I don't think the public has yet heard us talking enough about dealing with the deficit, as well as talking about the need to boost growth and jobs.

The shadow foreign secretary's intervention by no means a game-changer, but it does indicate determination from Labour top command to reinforce their new line that they would accept the Tories' cuts if in government.

Balls drew the ire of the unions when he committed Labour to a continued public sector pay freeze (with the proviso that help is given to the low paid). This approach -- accepting cuts, but with caveats -- was continued by Alexander in the Guardian interview, when he said that Labour supported the household benefit cap as long as it does not "render people homeless".

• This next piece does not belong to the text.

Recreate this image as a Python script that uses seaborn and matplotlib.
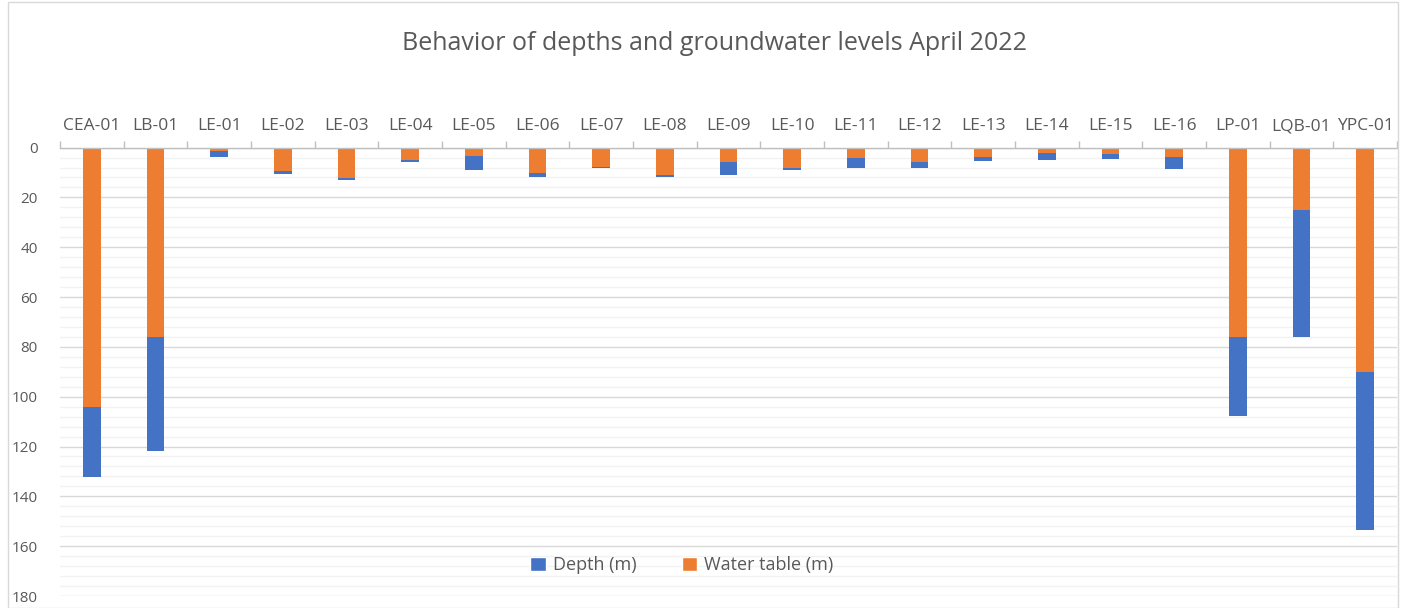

Labour has been criticised for an incoherent message, and early polling did not indicate an instant boost. An ICM/Guardian poll this week asked how the tougher position affected likelihood to support Labour. 72 per cent said it made no difference one way or another; just 10 per cent said it would make them more likely to vote Labour, and 13 per cent said it made them less likely to vote for the party, giving the shift a net rating of minus three.

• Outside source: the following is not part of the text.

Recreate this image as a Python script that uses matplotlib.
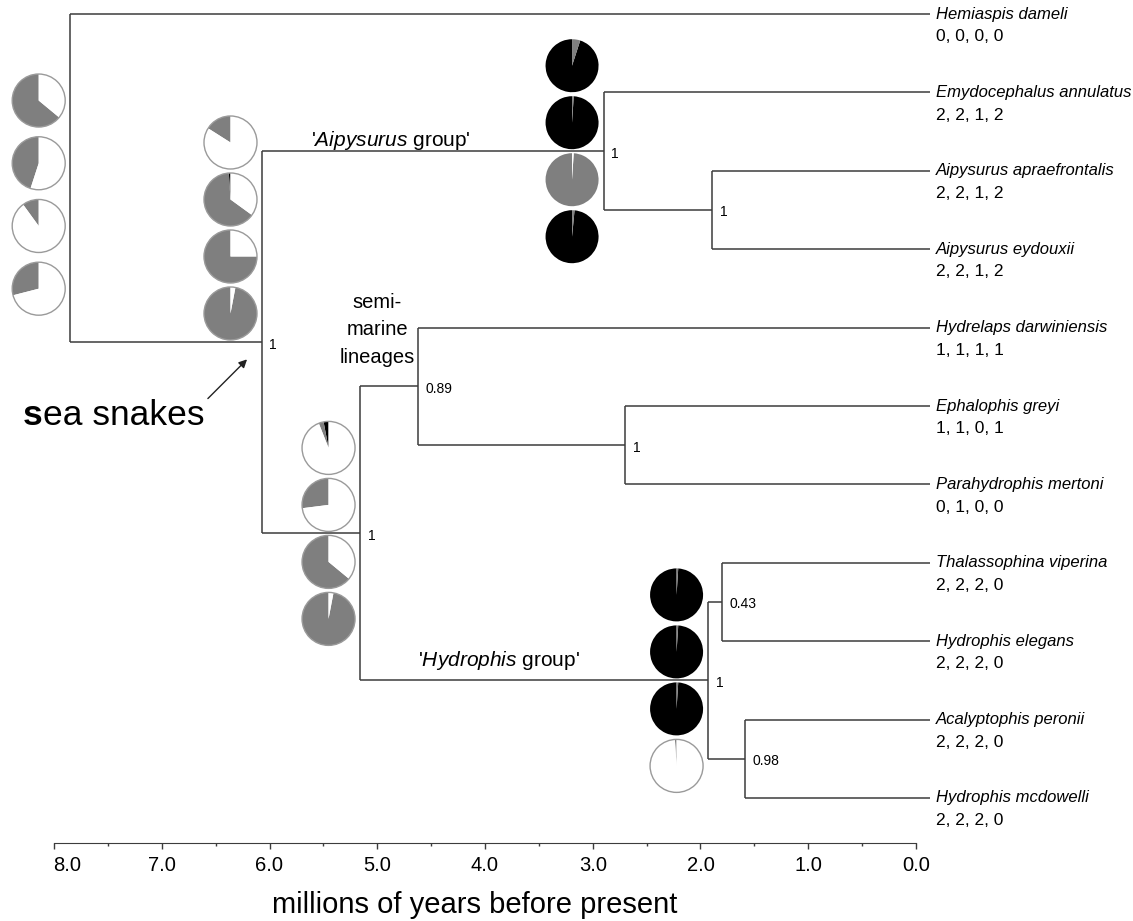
import matplotlib
matplotlib.use('Agg')
import matplotlib.pyplot as plt
from matplotlib.patches import Circle

plt.rcParams['font.family'] = 'Liberation Sans'
plt.rcParams['mathtext.fontset'] = 'custom'
plt.rcParams['mathtext.rm'] = 'Liberation Sans'
plt.rcParams['mathtext.it'] = 'Liberation Sans:italic'

# tips, top to bottom
tip_names = ['Hemiaspis dameli', 'Emydocephalus annulatus', 'Aipysurus apraefrontalis',
             'Aipysurus eydouxii', 'Hydrelaps darwiniensis', 'Ephalophis greyi',
             'Parahydrophis mertoni', 'Thalassophina viperina', 'Hydrophis elegans',
             'Acalyptophis peronii', 'Hydrophis mcdowelli']
tip_codes = ['0, 0, 0, 0', '2, 2, 1, 2', '2, 2, 1, 2', '2, 2, 1, 2', '1, 1, 1, 1', '1, 1, 0, 1',
             '0, 1, 0, 0', '2, 2, 2, 0', '2, 2, 2, 0', '2, 2, 2, 0', '2, 2, 2, 0']

# internal nodes: age in Myr, children (tip index or node name), posterior support
node_names = ['root', 'sea', 'aip', 'ae', 'hs', 'semi', 'ep', 'hyd', 'te', 'am']
node_ages = [7.98, 6.20, 3.03, 2.02, 5.29, 4.75, 2.83, 2.06, 1.93, 1.72]
node_children = [(0, 'sea'), ('aip', 'hs'), (1, 'ae'), (2, 3), ('semi', 'hyd'),
                 (4, 'ep'), (5, 6), ('te', 'am'), (7, 8), (9, 10)]
node_support = ['', '1', '1', '1', '1', '0.89', '1', '1', '0.43', '0.98']

# ancestral state pies, four characters per node: black / grey fractions (rest white)
pie_nodes = ['root', 'sea', 'hs', 'aip', 'hyd']
pie_black = [[0, 0, 0, 0],
             [0, 0.01, 0, 0],
             [0.03, 0, 0, 0],
             [0.95, 0.99, 0, 0.985],
             [0.99, 0.99, 0.99, 0]]
pie_grey = [[0.64, 0.45, 0.10, 0.29],
            [0.16, 0.64, 0.75, 0.97],
            [0.03, 0.27, 0.64, 0.97],
            [0.05, 0.01, 0.99, 0.015],
            [0.01, 0.01, 0.01, 0.01]]

axis_ticks = [8, 7, 6, 5, 4, 3, 2, 1, 0]
axis_minor = [7.5, 6.5, 5.5, 4.5, 3.5, 2.5, 1.5, 0.5]

W, H = 1133, 921
LINE = '#3c3c3c'
GREY = '#7f7f7f'

fig = plt.figure(figsize=(W / 100, H / 100), dpi=100)

# tree panel
ax = fig.add_axes([54 / W, 1 - 843 / H, (930 - 54) / W, 843 / H])
ax.set_xlim(8.13, 0)
ax.set_ylim(10.574, -0.1786)
ax.axis('off')

# time scale drawn as its own axis below the tree
sx = fig.add_axes([54 / W, 1 - 843 / H, (916 - 54) / W, 843 / H], facecolor='none')
sx.set_xlim(8, 0)

ages = dict(zip(node_names, node_ages))
kids = dict(zip(node_names, node_children))


def ypos(c):
    if isinstance(c, int):
        return float(c)
    return sum(ypos(k) for k in kids[c]) / 2.0


def age(c):
    return 0.0 if isinstance(c, int) else ages[c]


# tree
for name, sup in zip(node_names, node_support):
    a = ages[name]
    ys = [ypos(c) for c in kids[name]]
    ax.vlines(a, min(ys), max(ys), color=LINE, lw=1.1)
    for c, y in zip(kids[name], ys):
        ax.hlines(y, a, age(c), color=LINE, lw=1.1)
    if sup:
        ax.text(a - 0.07, ypos(name) + 0.03, sup, fontsize=10, ha='left', va='center')

for i, (nm, code) in enumerate(zip(tip_names, tip_codes)):
    ax.text(-0.055, i, nm, fontsize=12, style='italic', ha='left', va='center')
    ax.text(-0.055, i + 0.29, code, fontsize=12.5, ha='left', va='center')

# pies
pie_shift = {'root': 0.21, 'sea': -1.458}
pie_gap = {'root': 0.80}
r = 26.5
inv = fig.transFigure.inverted()
for name, blk, gry in zip(pie_nodes, pie_black, pie_grey):
    cx = ages[name] + 0.292
    cy = ypos(name) + pie_shift.get(name, 0)
    step = pie_gap.get(name, 0.727)
    for k in range(4):
        b, g = blk[k], gry[k]
        w = max(0.0, 1 - b - g)
        fx, fy = inv.transform(ax.transData.transform((cx, cy + (k - 1.5) * step)))
        pax = fig.add_axes([fx - r / W, fy - r / H, 2 * r / W, 2 * r / H])
        pax.pie([b, g, w], colors=['black', GREY, 'white'], startangle=90,
                counterclock=True, radius=1, wedgeprops=dict(linewidth=0))
        if w > 0.02:
            pax.add_patch(Circle((0, 0), 1, fill=False, edgecolor='#9a9a9a', lw=1.0, clip_on=False))
        pax.set_xlim(-1, 1)
        pax.set_ylim(-1, 1)
        pax.axis('off')

# annotations
ax.text(5.00, 1.61, r"'$\mathit{Aipysurus}$ group'", fontsize=15, ha='center', va='center')
ax.text(4.00, 8.24, r"'$\mathit{Hydrophis}$ group'", fontsize=15, ha='center', va='center')
ax.text(5.13, 4.03, 'semi-\nmarine\nlineages', fontsize=14.5, ha='center', va='center',
        multialignment='center', linespacing=1.55)
t1 = ax.text(8.42, 5.12, 's', fontsize=25.5, fontweight='bold', ha='left', va='center')
ax.annotate('ea snakes', xy=(1, 0), xycoords=t1, fontsize=25.5, ha='left', va='bottom')
ax.annotate('', xy=(6.32, 4.38), xytext=(6.72, 4.93),
            arrowprops=dict(arrowstyle='-|>', color='#222222', lw=1, mutation_scale=12))

# time axis
for s in ['left', 'right', 'top']:
    sx.spines[s].set_visible(False)
sx.spines['bottom'].set_color(LINE)
sx.set_yticks([])
sx.set_xticks(axis_ticks)
sx.set_xticklabels([''] + ['%.1f' % t for t in axis_ticks[1:]])
sx.set_xticks(axis_minor, minor=True)
sx.tick_params(axis='x', which='major', direction='out', length=4, width=1, color=LINE,
               labelsize=14.5, pad=5)
sx.tick_params(axis='x', which='minor', direction='out', length=2.5, width=1, color=LINE)
sx.annotate('%.1f' % axis_ticks[0], xy=(7.88, 0), xycoords=('data', 'axes fraction'),
            xytext=(0, -9), textcoords='offset points', fontsize=14.5, ha='center', va='top')
sx.set_xlabel('millions of years before present', fontsize=21, labelpad=12)
sx.xaxis.label.set_x((475 - 54) / (916 - 54))

fig.savefig('out.png', dpi=100)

Of course, it has not yet had much time to bed in, which explains the comments from Alexander, a key strategist. We can expect more Labour figures to add their voices to this new "austerity Labour" pot.

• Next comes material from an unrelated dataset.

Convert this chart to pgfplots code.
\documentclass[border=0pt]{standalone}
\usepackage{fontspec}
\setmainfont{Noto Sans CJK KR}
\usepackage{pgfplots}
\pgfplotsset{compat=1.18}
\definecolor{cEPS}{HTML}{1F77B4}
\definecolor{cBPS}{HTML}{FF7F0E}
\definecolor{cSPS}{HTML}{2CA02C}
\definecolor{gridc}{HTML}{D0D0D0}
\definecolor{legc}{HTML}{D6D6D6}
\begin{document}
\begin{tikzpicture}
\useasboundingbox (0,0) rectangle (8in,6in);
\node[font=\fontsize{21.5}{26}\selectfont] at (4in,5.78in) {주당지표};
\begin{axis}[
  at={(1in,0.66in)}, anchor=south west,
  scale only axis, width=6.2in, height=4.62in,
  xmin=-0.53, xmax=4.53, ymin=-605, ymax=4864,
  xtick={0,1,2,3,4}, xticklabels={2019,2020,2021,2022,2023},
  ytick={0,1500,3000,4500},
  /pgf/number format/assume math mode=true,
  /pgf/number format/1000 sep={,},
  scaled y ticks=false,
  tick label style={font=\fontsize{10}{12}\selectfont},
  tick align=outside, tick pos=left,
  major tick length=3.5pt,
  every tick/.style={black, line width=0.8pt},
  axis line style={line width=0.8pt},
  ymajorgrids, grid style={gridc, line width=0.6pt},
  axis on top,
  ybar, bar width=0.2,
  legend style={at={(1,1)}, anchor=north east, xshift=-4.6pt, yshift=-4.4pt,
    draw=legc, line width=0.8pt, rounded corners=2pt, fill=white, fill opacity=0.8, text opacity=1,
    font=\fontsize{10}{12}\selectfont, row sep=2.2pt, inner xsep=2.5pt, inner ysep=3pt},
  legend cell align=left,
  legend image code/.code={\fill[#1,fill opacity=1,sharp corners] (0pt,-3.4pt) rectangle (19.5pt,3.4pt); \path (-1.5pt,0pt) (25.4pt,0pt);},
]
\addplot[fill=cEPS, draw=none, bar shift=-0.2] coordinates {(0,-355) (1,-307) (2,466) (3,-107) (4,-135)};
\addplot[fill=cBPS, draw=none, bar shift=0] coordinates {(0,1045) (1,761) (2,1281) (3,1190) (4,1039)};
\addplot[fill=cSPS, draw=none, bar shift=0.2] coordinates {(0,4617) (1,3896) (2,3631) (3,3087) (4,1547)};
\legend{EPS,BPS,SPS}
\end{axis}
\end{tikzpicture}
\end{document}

He explained his position thus:

There have always been two parts to the Labour argument - a short-term stimulus now to get the economy moving and medium-term cuts to get the deficit down. It was always vital that we won the first part of that argument - that the government are going too far and too fast - and I think thanks to Ed Miliband and Ed Balls we are winning that argument. But the second half of that argument - that the deficit has to come down - has to be emphasised more, and all of us have a responsibility to make that case. We have talked a lot about the first and we need to talk a lot more about the second"

But is this really the best plan, and have we heard a lot about growth? Ultimately, accepting your opponent's terms makes it look like they were right all along. As my colleague Mehdi Hasan recently argued, it would be far more effective for the party to construct their own narrative:

So what should the alternative, Labour frame be? The answer is obvious: growth and jobs. In November 2011, a YouGov poll found that more voters (37 per cent) wanted the government to focus on growth, "even if this means the deficit stays longer, or gets worse", than on reducing the deficit (36 per cent), "even if this means growth remains slow". Given that YouGov's polls show Labour leading the Conservatives by 18 points on job creation but trailing them by 22 points on deficit reduction, it seems strange to focus all the rhetoric and airtime on closing the deficit gap.

Growth has slowed to a halt (it looks like we're already back in recession) and this is an area where the government is vulnerable. Yet it does not look like the opposition will be taking this easy line of attack any time soon.

Samira Shackle is a freelance journalist, who tweets @samirashackle. She was formerly a staff writer for the New Statesman.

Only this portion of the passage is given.